CHARLES KRAUTHAMMER, SYNDICATED COLUMNIST: I still think he will have strength in the south, but I don't think he has a path to the nomination. I don't think that will discourage him. I think he will go all the way to Tampa.
But I think what's really interesting is how Santorum has chosen his targets. I think Michigan is a lot about the symbolism. In the same way that he understood, as most observers didn't, the importance of the three states that were run last week, Minnesota, Colorado, and Missouri. Everybody said there were no delegates at stake. And there weren't. But he understood it's not about delegates. He is now tied for the national lead as a result of what he did on Tuesday last week in states with no delegates at stake.
But he showed that if he took on Romney one-on-one, which had been his argument, and in Missouri, Gingrich wasn't on the ballot and he beat Romney by 30 points. And he did that of course in the other states. So he not only was able to show how weak Romney is if he's up against a plausibly presidential opponent, but he was also was able to push Gingrich out of way. Perhaps not out, but out of the way. And that is what he will try to do in Michigan because it's Romney's home turf. If he defeats Romney in Michigan, the game starts all over. It's the first quarter, and the score is zero-zero.
BAIER: Meanwhile, Congressman Ron Paul says it's all about delegates. He was hoping for a win in Maine. Some of his supporters say they are still hoping for a win in Maine and think they can get those votes in that last counting. Take a listen as he adds up the delegates to Neil Cavuto.
(BEGIN VIDEO CLIP)
RON PAUL, R - PRESIDENTIAL CANDIDATE: Within a month or so we think we are going to win the delegates, so I mean that's the win that counts even more so than the straw vote.
(END VIDEO CLIP)
BAIER: so he is saying, Jeff, in all the caucus states especially the allocation of the delegates comes in a series of contests, precinct, county, state and then you appoint the national delegates. The Paul people think they are going to win some of those states.
ZELENY: They're definitely going to win some of those. And they're - - he is not going to arrive in Florida at the convention empty-handed. Newt Gingrich is going to have South Carolina and perhaps that's it. But Ron Paul is still not competing in these primary states. He is not competing, or at least planning to compete in Ohio and Georgia aggressively. He is just going for these caucus states. So he's absolutely right, he's going to have these delegates, but not enough delegates to win this.
But he is on the Virginia ballot. That's one thing that Rick Santorum and Newt Gingrich are not.

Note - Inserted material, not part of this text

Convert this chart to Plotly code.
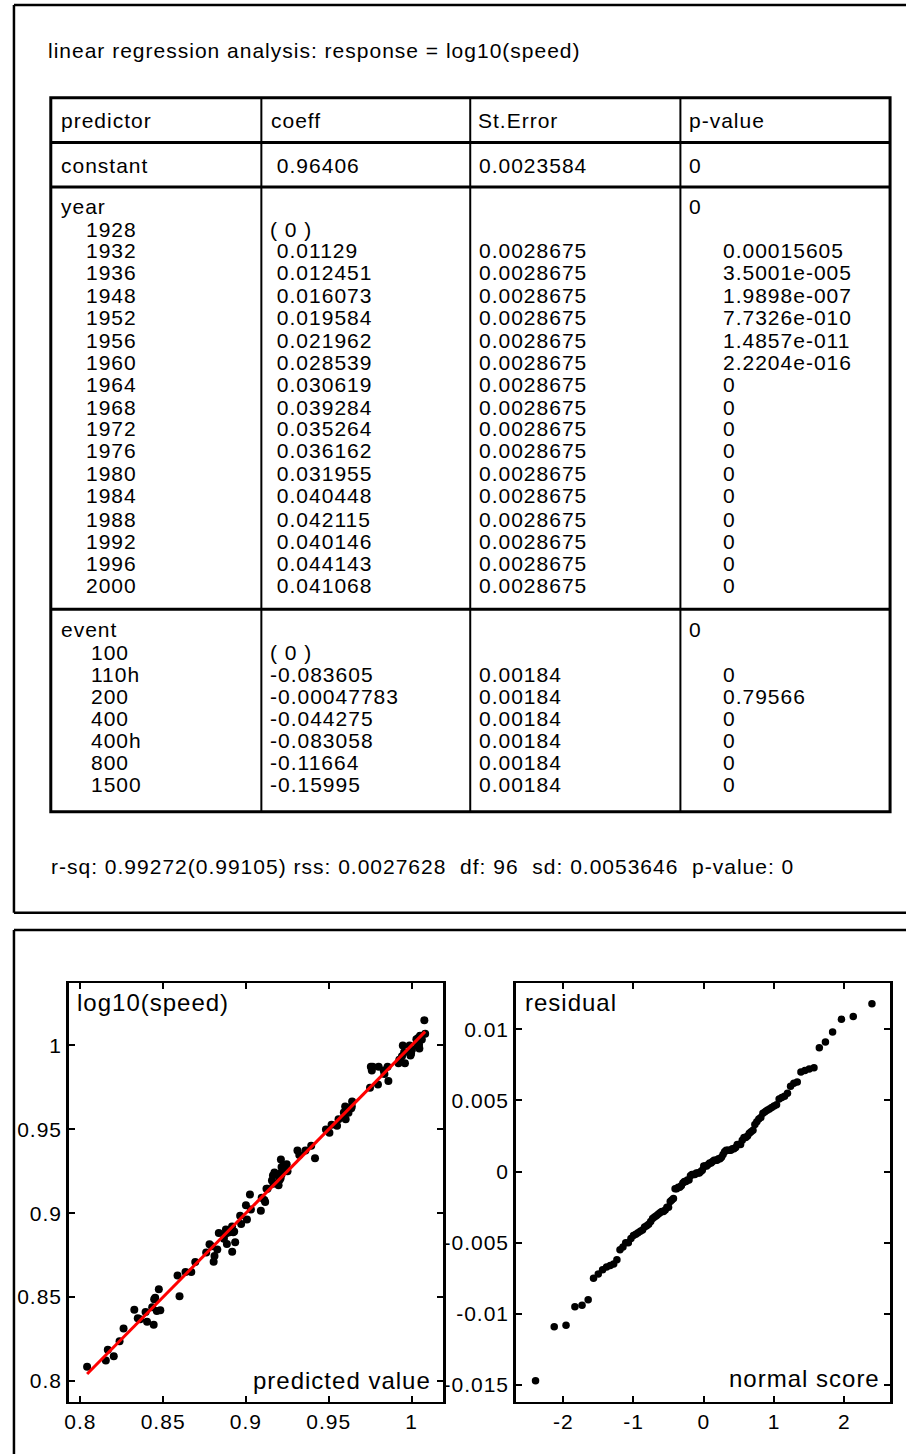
import re
import plotly.graph_objects as go

W, H = 906, 1454
FONT = "Liberation Sans, Arial, sans-serif"

# ------------------------------------------------------------------ data
title_text = "linear regression analysis: response = log10(speed)"
headers = ["predictor", "coeff", "St.Error", "p-value"]

const_coef = 0.96406
const_se = 0.0023584
const_p = 0.0

years = ["1928", "1932", "1936", "1948", "1952", "1956", "1960", "1964", "1968",
         "1972", "1976", "1980", "1984", "1988", "1992", "1996", "2000"]
year_coef = [0.0, 0.01129, 0.012451, 0.016073, 0.019584, 0.021962, 0.028539, 0.030619,
             0.039284, 0.035264, 0.036162, 0.031955, 0.040448, 0.042115, 0.040146,
             0.044143, 0.041068]
year_se = [None, 0.0028675, 0.0028675, 0.0028675, 0.0028675, 0.0028675, 0.0028675,
           0.0028675, 0.0028675, 0.0028675, 0.0028675, 0.0028675, 0.0028675,
           0.0028675, 0.0028675, 0.0028675, 0.0028675]
year_p = [None, 0.00015605, 3.5001e-05, 1.9898e-07, 7.7326e-10, 1.4857e-11, 2.2204e-16,
          0, 0, 0, 0, 0, 0, 0, 0, 0, 0]
year_term_p = 0.0

events = ["100", "110h", "200", "400", "400h", "800", "1500"]
event_coef = [0.0, -0.083605, -0.00047783, -0.044275, -0.083058, -0.11664, -0.15995]
event_se = [None, 0.00184, 0.00184, 0.00184, 0.00184, 0.00184, 0.00184]
event_p = [None, 0, 0.79566, 0, 0, 0, 0]
event_term_p = 0.0

r_sq = 0.99272
r_sq_adj = 0.99105
rss = 0.0027628
dfree = 96
sd = 0.0053646
model_p = 0

# predicted value / log10(speed) per event, one entry per year (1928 ... 2000)
pred_100 = [0.9641, 0.9754, 0.9765, 0.9801, 0.9836, 0.9860, 0.9926, 0.9947, 1.0033,
            0.9993, 1.0002, 0.9960, 1.0045, 1.0062, 1.0042, 1.0082, 1.0051]
obs_100 = [0.9666, 0.9872, 0.9872, 0.9872, 0.9830, 0.9788, 0.9914, 1.0000, 1.0022,
           0.9940, 0.9974, 0.9893, 1.0004, 1.0035, 1.0017, 1.0070, 1.0057]
pred_110h = [0.8805, 0.8917, 0.8929, 0.8965, 0.9000, 0.9024, 0.9090, 0.9111, 0.9197,
             0.9157, 0.9166, 0.9124, 0.9209, 0.9226, 0.9206, 0.9246, 0.9215]
obs_110h = [0.8711, 0.8770, 0.8891, 0.8984, 0.9047, 0.9111, 0.9015, 0.9079, 0.9166,
            0.9195, 0.9175, 0.9146, 0.9208, 0.9281, 0.9235, 0.9291, 0.9275]
pred_200 = [0.9636, 0.9749, 0.9760, 0.9797, 0.9832, 0.9855, 0.9921, 0.9942, 1.0029,
            0.9988, 0.9997, 0.9955, 1.0040, 1.0057, 1.0037, 1.0077, 1.0047]
obs_200 = [0.9626, 0.9747, 0.9851, 0.9767, 0.9851, 0.9872, 0.9893, 0.9935, 1.0037,
           1.0000, 0.9950, 0.9959, 1.0044, 1.0055, 0.9998, 1.0150, 0.9981]
pred_400 = [0.9198, 0.9311, 0.9322, 0.9359, 0.9394, 0.9417, 0.9483, 0.9504, 0.9591,
            0.9550, 0.9559, 0.9517, 0.9602, 0.9619, 0.9599, 0.9639, 0.9609]
obs_400 = [0.9226, 0.9374, 0.9346, 0.9374, 0.9402, 0.9327, 0.9498, 0.9479, 0.9600,
           0.9521, 0.9560, 0.9527, 0.9560, 0.9599, 0.9636, 0.9637, 0.9602]
pred_400h = [0.8810, 0.8923, 0.8935, 0.8971, 0.9006, 0.9030, 0.9095, 0.9116, 0.9203,
             0.9163, 0.9172, 0.9130, 0.9215, 0.9231, 0.9211, 0.9251, 0.9221]
obs_400h = [0.8745, 0.8886, 0.8827, 0.8936, 0.8962, 0.9022, 0.9092, 0.9066, 0.9197,
            0.9225, 0.9242, 0.9145, 0.9231, 0.9282, 0.9320, 0.9250, 0.9254]
pred_800 = [0.8474, 0.8587, 0.8599, 0.8635, 0.8670, 0.8694, 0.8760, 0.8780, 0.8867,
            0.8827, 0.8836, 0.8794, 0.8879, 0.8895, 0.8876, 0.8916, 0.8885]
obs_800 = [0.8546, 0.8629, 0.8504, 0.8649, 0.8649, 0.8709, 0.8766, 0.8815, 0.8848,
           0.8784, 0.8882, 0.8802, 0.8903, 0.8884, 0.8875, 0.8920, 0.8816]
pred_1500 = [0.8041, 0.8154, 0.8166, 0.8202, 0.8237, 0.8261, 0.8326, 0.8347, 0.8434,
             0.8394, 0.8403, 0.8361, 0.8446, 0.8462, 0.8443, 0.8483, 0.8452]
obs_1500 = [0.8084, 0.8121, 0.8185, 0.8147, 0.8237, 0.8313, 0.8424, 0.8374, 0.8439,
            0.8410, 0.8353, 0.8368, 0.8487, 0.8417, 0.8334, 0.8421, 0.8496]

# normal scores for the 119 ordered residuals
normal_scores = [
    -2.394, -2.128, -1.960, -1.834, -1.732, -1.645, -1.569, -1.501, -1.440, -1.383,
    -1.331, -1.282, -1.236, -1.192, -1.150, -1.111, -1.073, -1.036, -1.001, -0.967,
    -0.935, -0.903, -0.872, -0.842, -0.812, -0.784, -0.755, -0.728, -0.701, -0.674,
    -0.649, -0.623, -0.598, -0.573, -0.548, -0.524, -0.501, -0.477, -0.454, -0.431,
    -0.408, -0.385, -0.363, -0.341, -0.319, -0.297, -0.275, -0.253, -0.232, -0.210,
    -0.189, -0.168, -0.147, -0.126, -0.105, -0.084, -0.063, -0.042, -0.021, 0.0,
    0.021, 0.042, 0.063, 0.084, 0.105, 0.126, 0.147, 0.168, 0.189, 0.210,
    0.232, 0.253, 0.275, 0.297, 0.319, 0.341, 0.363, 0.385, 0.408, 0.431,
    0.454, 0.477, 0.501, 0.524, 0.548, 0.573, 0.598, 0.623, 0.649, 0.674,
    0.701, 0.728, 0.755, 0.784, 0.812, 0.842, 0.872, 0.903, 0.935, 0.967,
    1.001, 1.036, 1.073, 1.111, 1.150, 1.192, 1.236, 1.282, 1.331, 1.383,
    1.440, 1.501, 1.569, 1.645, 1.732, 1.834, 1.960, 2.128, 2.394]

x1_ticks = [0.8, 0.85, 0.9, 0.95, 1.0]
x1_ticktext = ["0.8", "0.85", "0.9", "0.95", "1"]
y1_ticks = [0.8, 0.85, 0.9, 0.95, 1.0]
y1_ticktext = ["0.8", "0.85", "0.9", "0.95", "1"]
x2_ticks = [-2, -1, 0, 1, 2]
x2_ticktext = ["-2", "-1", "0", "1", "2"]
y2_ticks = [-0.015, -0.01, -0.005, 0, 0.005, 0.01]
y2_ticktext = ["-0.015", "-0.01", "-0.005", "0", "0.005", "0.01"]

# ------------------------------------------------------------------ helpers
def PX(x):
    return x / W


def PY(y):
    return 1 - y / H


def ls(s):
    return '<span style="letter-spacing:1px">' + s + '</span>'


def fmt(v):
    if v is None:
        return ""
    if v == 0:
        return "0"
    s = "%.5g" % v
    s = re.sub(r"e([+-])(\d+)", lambda m: "e%s%03d" % (m.group(1), int(m.group(2))), s)
    return s


def fmt_coef(v, ref=False):
    if ref:
        return "( 0 )"
    s = fmt(v)
    return ("\u00a0" + s) if v > 0 else s


annotations = []
shapes = []


def text(x, y, s, size=21, xanchor="left"):
    if s == "":
        return
    annotations.append(dict(
        x=PX(x), y=PY(y), xref="paper", yref="paper", text=ls(s), showarrow=False,
        xanchor=xanchor, yanchor="middle", borderpad=0,
        font=dict(family=FONT, size=size, color="black")))


def hline(x0, x1, y, w):
    shapes.append(dict(type="line", xref="paper", yref="paper", x0=PX(x0), x1=PX(x1),
                       y0=PY(y), y1=PY(y), line=dict(color="black", width=w)))


def vline(x, y0, y1, w):
    shapes.append(dict(type="line", xref="paper", yref="paper", x0=PX(x), x1=PX(x),
                       y0=PY(y0), y1=PY(y1), line=dict(color="black", width=w)))


def rect(x0, y0, x1, y1, w):
    shapes.append(dict(type="rect", xref="paper", yref="paper", x0=PX(x0), x1=PX(x1),
                       y0=PY(y0), y1=PY(y1), line=dict(color="black", width=w),
                       fillcolor="rgba(0,0,0,0)"))


# ------------------------------------------------------------------ panels (run off the right / bottom edge)
hline(10, W + 5, 5, 2.5)
hline(10, W + 5, 912.7, 2.5)
vline(10, 5, 912.7, 2.5)
hline(10, W + 5, 930, 2.5)
vline(10, 930, H + 5, 2.5)

# ------------------------------------------------------------------ table
T_L, T_R, T_T, T_B = 47, 890, 97.7, 811.7
col_x = [258.5, 468.3, 679.4]
rect(T_L, T_T, T_R, T_B, 3)
for cx in col_x:
    vline(cx, T_T, T_B, 2)
for hy in [142.5, 187, 609.3]:
    hline(T_L, T_R, hy, 3)

text(43.4, 50.7, title_text)

c1, c2, c3, c4 = 56.1, 266, 476.5, 686.9
c1_year, c1_event, c4_list = 81, 86.7, 721.6

header_y = 120.5
for cx, h in zip([c1, c2 + 1.5, c3 - 1.2, c4], headers):
    text(cx, header_y, h)

const_y = 165.5
text(c1, const_y, "constant")
text(c2, const_y, fmt_coef(const_coef))
text(c3, const_y, fmt(const_se))
text(c4, const_y, fmt(const_p))

year_head_y = 206
text(c1, year_head_y, "year")
text(c4, year_head_y, fmt(year_term_p))
year_rows_y = [229.3, 250.5, 272.7, 295.5, 317.3, 340.2, 362.7, 384.5, 407.0, 428.5,
               450.7, 473.5, 495.5, 519.0, 541.2, 563.0, 585.5]
for i, yy in enumerate(year_rows_y):
    text(c1_year, yy, years[i])
    text(c2, yy, fmt_coef(year_coef[i], ref=(i == 0)))
    text(c3, yy, fmt(year_se[i]))
    text(c4_list, yy, fmt(year_p[i]))

event_head_y = 630
text(c1, event_head_y, "event")
text(c4, event_head_y, fmt(event_term_p))
event_rows_y = [652.7, 674.5, 696.5, 718.5, 740.5, 762.5, 784.5]
for i, yy in enumerate(event_rows_y):
    text(c1_event, yy, events[i])
    text(c2, yy, fmt_coef(event_coef[i], ref=(i == 0)))
    text(c3, yy, fmt(event_se[i]))
    text(c4_list, yy, fmt(event_p[i]))

NB = "\u00a0"
stats_line = ("r-sq: %s(%s) rss: %s" + NB + " df: %s" + NB + " sd: %s" + NB + " p-value: %s") % (
    fmt(r_sq), fmt(r_sq_adj), fmt(rss), dfree, fmt(sd), fmt(model_p))
text(46.3, 866, stats_line)

# ------------------------------------------------------------------ plots
predicted = pred_100 + pred_110h + pred_200 + pred_400 + pred_400h + pred_800 + pred_1500
observed = obs_100 + obs_110h + obs_200 + obs_400 + obs_400h + obs_800 + obs_1500
residuals = sorted(o - p for o, p in zip(observed, predicted))

fig = go.Figure()
fig.add_trace(go.Scatter(x=predicted, y=observed, mode="markers",
                         marker=dict(color="black", size=8, line=dict(width=0)),
                         xaxis="x", yaxis="y", showlegend=False, hoverinfo="skip"))
fig.add_trace(go.Scatter(x=[min(predicted), max(predicted)], y=[min(predicted), max(predicted)],
                         mode="lines", line=dict(color="#ff0000", width=3),
                         xaxis="x", yaxis="y", showlegend=False, hoverinfo="skip"))
fig.add_trace(go.Scatter(x=normal_scores, y=residuals, mode="markers",
                         marker=dict(color="black", size=7.5, line=dict(width=0)),
                         xaxis="x2", yaxis="y2", showlegend=False, hoverinfo="skip"))

P_T, P_B = 983, 1401.7
L1, R1 = 65, 441
L2, R2 = 514, 890

axis_common = dict(showgrid=False, zeroline=False, showline=True, linecolor="black",
                   linewidth=2.5, mirror="ticks", ticks="inside", ticklen=6, tickwidth=2,
                   tickcolor="black", tickmode="array",
                   tickfont=dict(family=FONT, size=21, color="black"))

fig.update_layout(
    width=W, height=H, margin=dict(l=0, r=0, t=0, b=0, pad=0),
    paper_bgcolor="white", plot_bgcolor="white",
    font=dict(family=FONT, color="black"),
    showlegend=False,
    xaxis=dict(axis_common, domain=[PX(L1), PX(R1)], range=[0.793, 1.019], anchor="y",
               tickvals=x1_ticks, ticktext=[ls(t) for t in x1_ticktext]),
    yaxis=dict(axis_common, domain=[PY(P_B), PY(P_T)], range=[0.7876, 1.0372], anchor="x",
               tickvals=y1_ticks, ticktext=[ls(t) for t in y1_ticktext]),
    xaxis2=dict(axis_common, domain=[PX(L2), PX(R2)], range=[-2.676, 2.652], anchor="y2",
                tickvals=x2_ticks, ticktext=[ls(t) for t in x2_ticktext]),
    yaxis2=dict(axis_common, domain=[PY(P_B), PY(P_T)], range=[-0.01617, 0.01325], anchor="x2",
                tickvals=y2_ticks, ticktext=[ls(t) for t in y2_ticktext]),
)

text(72.7, 1002, "log10(speed)", size=24)
text(430, 1380, "predicted value", size=24, xanchor="right")
text(522.3, 1002, "residual", size=24)
text(880.7, 1378, "normal score", size=24, xanchor="right")

fig.update_layout(annotations=annotations, shapes=shapes)

fig.write_html("out.html", config={"displayModeBar": False, "staticPlot": True},
               post_script="document.body.style.margin='0px';")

So for all these, sort of hand-wringing now at Romney headquarters, they do have this Virginia sort of thing in their back pocket that he could win all those delegates.
BAIER: And isn't it interesting that the Paul campaign doesn't swing that hard against Mitt Romney?
JEFF ZELENY, NEW YORK TIMES: It has been one of the most interesting sort of side stories or under the radar things of the whole campaign. Their wives are very friendly. I think he has been a big help to him. And he has never laid a punch on him and he certainly could. His supporter would be happy if he did.